Print, word for word, the opening line of the data below and every line after it through the line that contains "import pandas as pd", but not the pictures.

#### DATASET EXTRACT ####

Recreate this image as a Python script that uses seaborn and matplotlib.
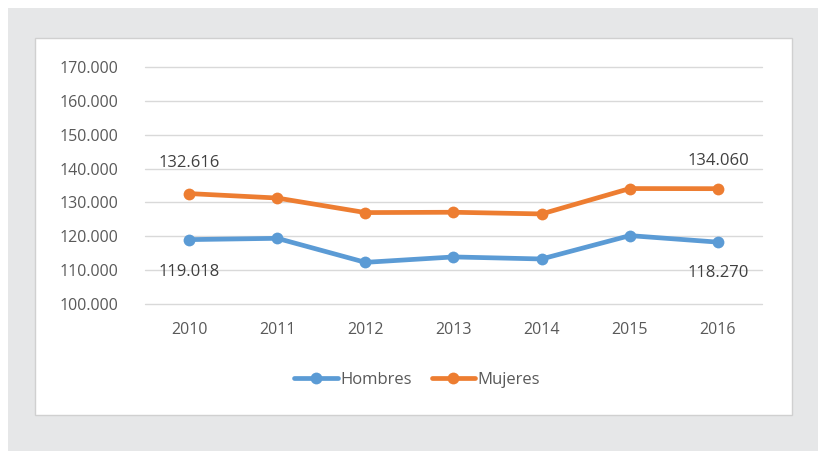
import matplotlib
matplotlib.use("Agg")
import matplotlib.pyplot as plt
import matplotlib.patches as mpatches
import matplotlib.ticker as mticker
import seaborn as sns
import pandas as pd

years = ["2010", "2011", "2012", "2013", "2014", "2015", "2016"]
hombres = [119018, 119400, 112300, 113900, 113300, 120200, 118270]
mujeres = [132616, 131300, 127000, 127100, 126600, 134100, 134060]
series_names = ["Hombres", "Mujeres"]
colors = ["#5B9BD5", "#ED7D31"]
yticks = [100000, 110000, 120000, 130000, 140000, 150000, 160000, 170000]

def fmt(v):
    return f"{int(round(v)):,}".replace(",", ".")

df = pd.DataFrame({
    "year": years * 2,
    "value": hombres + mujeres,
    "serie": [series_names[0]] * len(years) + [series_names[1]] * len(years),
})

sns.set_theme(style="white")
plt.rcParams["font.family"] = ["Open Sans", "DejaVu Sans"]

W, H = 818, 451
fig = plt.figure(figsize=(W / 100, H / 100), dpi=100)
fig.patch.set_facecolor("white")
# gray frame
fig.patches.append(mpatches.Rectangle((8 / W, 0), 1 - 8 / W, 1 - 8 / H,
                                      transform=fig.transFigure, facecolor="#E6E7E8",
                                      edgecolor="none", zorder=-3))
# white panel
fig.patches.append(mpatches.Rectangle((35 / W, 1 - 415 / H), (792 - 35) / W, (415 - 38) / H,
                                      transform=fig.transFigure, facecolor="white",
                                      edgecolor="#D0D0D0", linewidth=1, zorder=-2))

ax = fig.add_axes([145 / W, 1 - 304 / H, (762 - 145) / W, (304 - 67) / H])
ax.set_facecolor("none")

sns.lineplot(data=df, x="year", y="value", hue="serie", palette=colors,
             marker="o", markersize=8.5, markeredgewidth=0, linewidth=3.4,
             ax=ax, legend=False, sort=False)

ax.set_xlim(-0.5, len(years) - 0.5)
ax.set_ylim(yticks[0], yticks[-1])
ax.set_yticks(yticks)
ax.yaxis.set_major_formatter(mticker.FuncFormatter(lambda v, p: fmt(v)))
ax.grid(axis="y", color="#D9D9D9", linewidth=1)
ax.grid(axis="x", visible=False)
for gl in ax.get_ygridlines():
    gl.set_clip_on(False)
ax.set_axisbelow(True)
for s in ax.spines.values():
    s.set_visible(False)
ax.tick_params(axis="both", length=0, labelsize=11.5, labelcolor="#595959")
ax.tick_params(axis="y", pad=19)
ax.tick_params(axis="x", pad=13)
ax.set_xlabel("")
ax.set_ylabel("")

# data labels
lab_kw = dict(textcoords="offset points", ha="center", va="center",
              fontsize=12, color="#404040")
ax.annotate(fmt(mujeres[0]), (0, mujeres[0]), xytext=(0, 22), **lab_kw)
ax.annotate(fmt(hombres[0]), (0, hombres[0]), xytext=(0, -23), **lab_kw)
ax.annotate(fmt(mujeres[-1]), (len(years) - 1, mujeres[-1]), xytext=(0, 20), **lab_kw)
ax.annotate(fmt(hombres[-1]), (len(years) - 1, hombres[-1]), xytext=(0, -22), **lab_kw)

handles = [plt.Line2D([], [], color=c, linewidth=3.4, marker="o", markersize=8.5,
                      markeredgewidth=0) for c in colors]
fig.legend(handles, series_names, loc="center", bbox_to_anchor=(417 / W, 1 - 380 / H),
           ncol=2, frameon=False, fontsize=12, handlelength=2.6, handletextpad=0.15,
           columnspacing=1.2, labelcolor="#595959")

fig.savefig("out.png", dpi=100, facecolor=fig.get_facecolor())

####

#### [ANSWER TO THE PROBLEM]
Recreate this image as a Python script that uses seaborn and matplotlib.
import matplotlib
matplotlib.use("Agg")
import matplotlib.pyplot as plt
import matplotlib.patches as mpatches
import matplotlib.ticker as mticker
import seaborn as sns
import pandas as pd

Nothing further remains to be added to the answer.